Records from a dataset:
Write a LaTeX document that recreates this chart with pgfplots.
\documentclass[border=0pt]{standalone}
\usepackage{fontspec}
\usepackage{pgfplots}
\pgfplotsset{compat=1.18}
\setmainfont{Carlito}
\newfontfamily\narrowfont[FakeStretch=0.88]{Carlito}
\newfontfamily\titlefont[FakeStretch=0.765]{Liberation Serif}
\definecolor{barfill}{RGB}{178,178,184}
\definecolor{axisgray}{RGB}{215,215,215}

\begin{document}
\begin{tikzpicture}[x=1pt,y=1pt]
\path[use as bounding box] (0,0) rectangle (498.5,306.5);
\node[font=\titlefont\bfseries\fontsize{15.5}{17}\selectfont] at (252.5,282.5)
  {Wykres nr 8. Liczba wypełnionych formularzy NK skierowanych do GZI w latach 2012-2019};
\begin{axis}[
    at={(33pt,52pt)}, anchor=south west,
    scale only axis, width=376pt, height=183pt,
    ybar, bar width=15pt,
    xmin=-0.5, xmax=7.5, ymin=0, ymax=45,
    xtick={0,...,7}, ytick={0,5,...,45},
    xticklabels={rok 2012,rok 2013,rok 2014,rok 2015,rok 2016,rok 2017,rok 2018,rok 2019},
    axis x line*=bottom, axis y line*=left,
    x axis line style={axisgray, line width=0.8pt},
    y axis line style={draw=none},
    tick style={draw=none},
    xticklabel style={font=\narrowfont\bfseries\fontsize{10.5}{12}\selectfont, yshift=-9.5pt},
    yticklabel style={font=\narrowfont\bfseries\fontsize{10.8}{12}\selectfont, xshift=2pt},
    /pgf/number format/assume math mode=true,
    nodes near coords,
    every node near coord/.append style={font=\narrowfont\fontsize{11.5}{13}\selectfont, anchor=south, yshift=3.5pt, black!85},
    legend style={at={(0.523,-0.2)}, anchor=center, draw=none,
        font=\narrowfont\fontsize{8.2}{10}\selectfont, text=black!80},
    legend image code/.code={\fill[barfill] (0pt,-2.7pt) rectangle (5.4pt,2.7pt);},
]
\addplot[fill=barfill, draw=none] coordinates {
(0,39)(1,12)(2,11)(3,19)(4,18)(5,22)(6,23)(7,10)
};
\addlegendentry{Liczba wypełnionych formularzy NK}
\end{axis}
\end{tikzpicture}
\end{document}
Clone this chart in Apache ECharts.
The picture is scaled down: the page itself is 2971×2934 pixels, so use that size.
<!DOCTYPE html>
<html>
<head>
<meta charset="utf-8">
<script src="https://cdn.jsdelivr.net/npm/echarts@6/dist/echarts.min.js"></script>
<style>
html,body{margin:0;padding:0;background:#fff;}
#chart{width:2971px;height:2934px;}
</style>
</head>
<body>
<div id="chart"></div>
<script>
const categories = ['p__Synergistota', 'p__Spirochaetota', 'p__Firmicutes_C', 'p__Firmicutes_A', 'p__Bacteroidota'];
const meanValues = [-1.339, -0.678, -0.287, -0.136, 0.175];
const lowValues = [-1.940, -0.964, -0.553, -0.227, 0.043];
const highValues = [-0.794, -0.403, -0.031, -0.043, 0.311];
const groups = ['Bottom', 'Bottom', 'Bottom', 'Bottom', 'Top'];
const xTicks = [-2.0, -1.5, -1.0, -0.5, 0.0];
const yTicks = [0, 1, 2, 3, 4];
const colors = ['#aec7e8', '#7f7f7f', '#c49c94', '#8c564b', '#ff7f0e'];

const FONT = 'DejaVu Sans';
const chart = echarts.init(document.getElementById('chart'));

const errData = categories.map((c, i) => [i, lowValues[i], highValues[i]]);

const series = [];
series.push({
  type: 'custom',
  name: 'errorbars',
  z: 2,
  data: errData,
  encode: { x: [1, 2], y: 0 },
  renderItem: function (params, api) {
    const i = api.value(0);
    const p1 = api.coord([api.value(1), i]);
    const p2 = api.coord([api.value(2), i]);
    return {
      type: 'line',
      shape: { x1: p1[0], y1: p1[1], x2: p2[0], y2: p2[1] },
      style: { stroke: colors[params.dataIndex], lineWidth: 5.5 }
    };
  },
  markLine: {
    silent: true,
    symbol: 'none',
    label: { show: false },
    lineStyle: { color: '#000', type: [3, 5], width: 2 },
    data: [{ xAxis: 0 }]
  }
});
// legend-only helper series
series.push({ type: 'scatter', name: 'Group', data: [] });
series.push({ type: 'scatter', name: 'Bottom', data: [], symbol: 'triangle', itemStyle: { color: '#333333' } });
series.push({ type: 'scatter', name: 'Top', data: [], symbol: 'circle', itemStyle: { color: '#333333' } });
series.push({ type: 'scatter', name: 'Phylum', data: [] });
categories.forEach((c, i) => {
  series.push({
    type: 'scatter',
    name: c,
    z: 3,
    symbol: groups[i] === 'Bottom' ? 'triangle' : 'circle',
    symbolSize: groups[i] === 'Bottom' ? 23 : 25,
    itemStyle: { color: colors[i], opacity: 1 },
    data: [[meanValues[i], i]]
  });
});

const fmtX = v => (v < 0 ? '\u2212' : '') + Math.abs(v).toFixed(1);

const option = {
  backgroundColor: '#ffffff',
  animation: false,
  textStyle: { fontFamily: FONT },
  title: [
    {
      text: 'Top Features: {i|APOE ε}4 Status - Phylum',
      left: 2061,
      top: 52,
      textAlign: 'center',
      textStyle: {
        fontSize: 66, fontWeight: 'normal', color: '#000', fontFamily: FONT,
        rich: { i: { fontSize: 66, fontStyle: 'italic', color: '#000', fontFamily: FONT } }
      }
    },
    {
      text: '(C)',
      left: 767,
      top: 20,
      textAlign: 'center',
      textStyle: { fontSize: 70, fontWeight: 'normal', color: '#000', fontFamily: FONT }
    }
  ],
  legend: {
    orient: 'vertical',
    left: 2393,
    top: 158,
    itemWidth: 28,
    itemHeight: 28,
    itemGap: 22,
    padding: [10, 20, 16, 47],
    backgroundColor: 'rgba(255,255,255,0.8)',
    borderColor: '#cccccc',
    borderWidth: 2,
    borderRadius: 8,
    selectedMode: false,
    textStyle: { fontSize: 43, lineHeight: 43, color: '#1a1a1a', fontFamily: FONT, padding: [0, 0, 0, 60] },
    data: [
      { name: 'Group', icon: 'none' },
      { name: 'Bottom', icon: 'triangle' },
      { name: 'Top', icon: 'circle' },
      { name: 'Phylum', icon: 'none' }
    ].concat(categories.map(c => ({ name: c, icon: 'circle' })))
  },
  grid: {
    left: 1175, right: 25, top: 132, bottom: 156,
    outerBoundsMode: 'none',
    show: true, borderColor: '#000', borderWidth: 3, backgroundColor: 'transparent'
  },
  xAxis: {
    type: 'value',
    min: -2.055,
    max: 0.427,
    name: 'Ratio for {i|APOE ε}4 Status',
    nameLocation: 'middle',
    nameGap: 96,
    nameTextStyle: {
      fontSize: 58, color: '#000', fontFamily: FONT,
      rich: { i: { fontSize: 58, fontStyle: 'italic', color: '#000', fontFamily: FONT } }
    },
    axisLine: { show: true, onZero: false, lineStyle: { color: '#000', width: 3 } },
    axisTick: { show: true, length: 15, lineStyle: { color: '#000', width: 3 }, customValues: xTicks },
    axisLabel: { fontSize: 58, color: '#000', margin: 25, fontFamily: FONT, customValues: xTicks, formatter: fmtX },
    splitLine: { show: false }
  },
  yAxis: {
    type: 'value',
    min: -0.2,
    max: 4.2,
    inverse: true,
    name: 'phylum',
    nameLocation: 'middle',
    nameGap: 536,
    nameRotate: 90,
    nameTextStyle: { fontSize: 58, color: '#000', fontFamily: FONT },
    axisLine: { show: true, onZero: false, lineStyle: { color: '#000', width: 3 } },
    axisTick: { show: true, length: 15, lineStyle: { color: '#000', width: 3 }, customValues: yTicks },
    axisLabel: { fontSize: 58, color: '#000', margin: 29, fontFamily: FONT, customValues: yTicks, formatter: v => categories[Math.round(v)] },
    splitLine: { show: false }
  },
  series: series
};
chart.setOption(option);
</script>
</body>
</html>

▶ **Stated problem**: List each line of the entries that holds the string "this".

▶ **Final result**:
Write a LaTeX document that recreates this chart with pgfplots.
Clone this chart in Apache ECharts.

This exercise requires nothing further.